DeBessonet capably choreographs the characters’ movement, from the nerdily comic mechanicals rehearsing their play to the royals from both Athens (Theseus and Hippolyta) and the forest (Oberon and Titania). But the director must shoulder the blame for the ridiculous idea to cast elderly performers as the fairies—Peaseblossom, Mustardseed, etc.—nonsensical even considering that Puck, who does Oberon’s bidding, is played by the ultimate stage ham Kristine Nielsen, the least puckish Robin Goodfellow since Kathryn Walker in Julie Taymor’s 2014 mess at Theater for a New Audience.

Then there are the lovers, who are a well-oiled machine of athleticism and hilarity, led by Annaleigh Ashford’s Helena, a true spitfire.

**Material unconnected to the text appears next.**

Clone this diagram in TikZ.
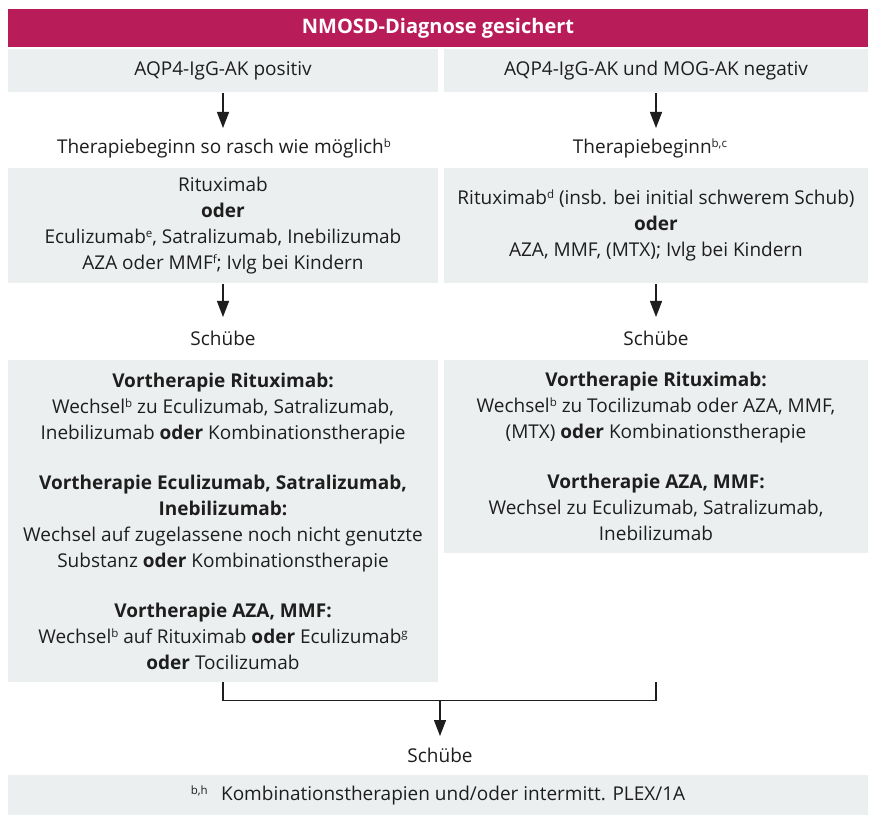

She might be too broad in her interpretation of the most desperate of the quartet—which includes Shalita Grant’s Hermia, Kyle Beltran’s Lysander, and Alex Hernandez’s Demetrius, each physically agile if histrionically undernourished—but the actress has a unique way of speaking her lines that seems to work for anything, from Sondheim to A.R. Gurney to Shakespeare, and her peerless physical skills allow her to get more out of a single gesture than others do by mercilessly camping it up.

The only other cast member on Ashford’s level is Danny Burstein as Nick Bottom, a part filled with immortal comic scenes. But Burstein, unlike most park performers, doesn’t completely force-feed a diet of extraneous bits to an audience all too willing to swallow them. Instead, he’s funny and poignant and realistic and fantastical simultaneously, which is what deBessonet’s Dream, despite some splendid moments, ultimately isn’t.